Философские движения X1-XII веков были попыткой расширить и упрочить в церковном сознании платоновское направление в философии. Итал и Пселл, оба склонялись к платонизму. Позже Феодор Метохит и Никифор Григора шли тем же путем [169] . Пселл защищал это направление в письме к патриарху Иоанну Ксифилину. Итала обвиняли в платоновском укладе мыслей и, если верить Анне Комниной [170] , то после церковного анафематствования, он якобы отказался от некоторых пунктов своего учения: в частности, учение об идеях он старался истолковать применительно к православному воззрению.
[169]
"Очерки
[170]
Alexiad.
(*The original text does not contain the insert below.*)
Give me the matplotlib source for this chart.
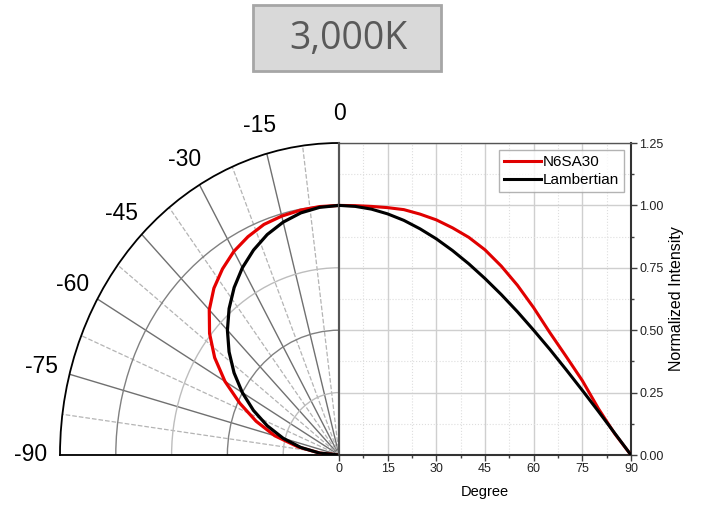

V, 8.
Эти философские искания стоять в близкой связи с теми же исканиями на Западе. "Первый период схоластики на Западе (XI–XII вв.), говорит Успенский, характеризуется именно теми же чертами, что и у Иоанна Итала, т. е. попытки соединения аристотелевской логики и новоплатонизма с церковным учением"… "Византийские философы занимались теми же проблемами, что и схоластики, в частности, вопросом о родах и видах бытия, изложенном Порфирием и разработанном в знаменитом споре двух школ номиналистов и реалистов"… "Выяснение природы родов и видов, сведенное к учению об универсалиях, послужило материалом для философской производительности средних веков. Разность направлений в разработке этого вопроса определяет школы номинализма и реализма. Принимая на себя все цвета времени, он всегда остается, однако, основанием, из которого исходят и к которому возвращаются философские исследования. По внешности этот вопрос, касающийся лишь психологии и логики, по существу же он господствует над всею философией; ибо нет задачи, которая бы не заключала в себе и следующего вопроса: все видимое нами есть ли комбинация нашего ума, или имеет свое основание в природе вещей. Это значит, что всякая онтологическая или психологическая доктрина необходимо должна считаться с вопросом об универсалиях [171] . Не будем настаивать, продолжает тот же ученый византинист, на том, что отмеченные направления в западноевропейской схоластике представляют собою заимствование из византийских систем. Мы утверждаем только, что круг идей, в котором вращалось европейское мышление в период от XI до XIII веков, тот же самый, какой находим в Византии [172] .
[171]
Op. cit. p. 174; 177.
[172]
Ibid. p. 183.
Из рассмотрения учения византийских писателей конца XI и начала XII веков, Итала, Евстратия Нила, Льва ясно, что богословские вопросы, в частности догмат Св. Троицы догмат о воплощении Христа и поклонении Ему рассматривались схоластически. Трактаты Евстратия рассматривают вопросы с точки зрения родов и видов, т. е. универсалий; эти богословские проблемы и в Византии возникали и разрабатывались на почве философской. Отстаивая здесь церковную точку зрения, Евстратий, если применить к нему западноевропейский термин, оказывается представителем того направления, которое исходило из принципа universalia in re. Следовательно, этот вопрос представляет глубокую культурную важность и вызывает потребность внимательного изучения пренебрегаемых доселе материалов по византийской философии [173] .
[173]
Ibid. p. 201–203.
Дальше и в споре Сотириха Пантевгена с Николаем Мефонским об Евхаристии был поставлен вопрос на ту же почву спора номинализма и реализма. В свидетели себе Сотирих привлекал авторитет Платона и Аристотеля. Это дает основание Успенскому сделать тот же вывод, т. е. "что византийское духовенство стояло на высоте современного философского образования", и что большинство подвергнутых отлучению лиц (на соборах 1156, 1157 и 1166 г.г.) имеют то или другое отношение к высшей школе и высшему образованию [174] .
[174]
Ibid. p. 222–223.
Таким образом, ясно, что между византийской образованностью и западно-европейским просвещением того времени не стояло непроходимой преграды, и такую преграду в науке воздвигать не следует. Общие интересы вдохновляли образованных людей и Востока, и Запада, та же атмосфера богословских и философских исканий окружала всех их и двигала по тому же направлению.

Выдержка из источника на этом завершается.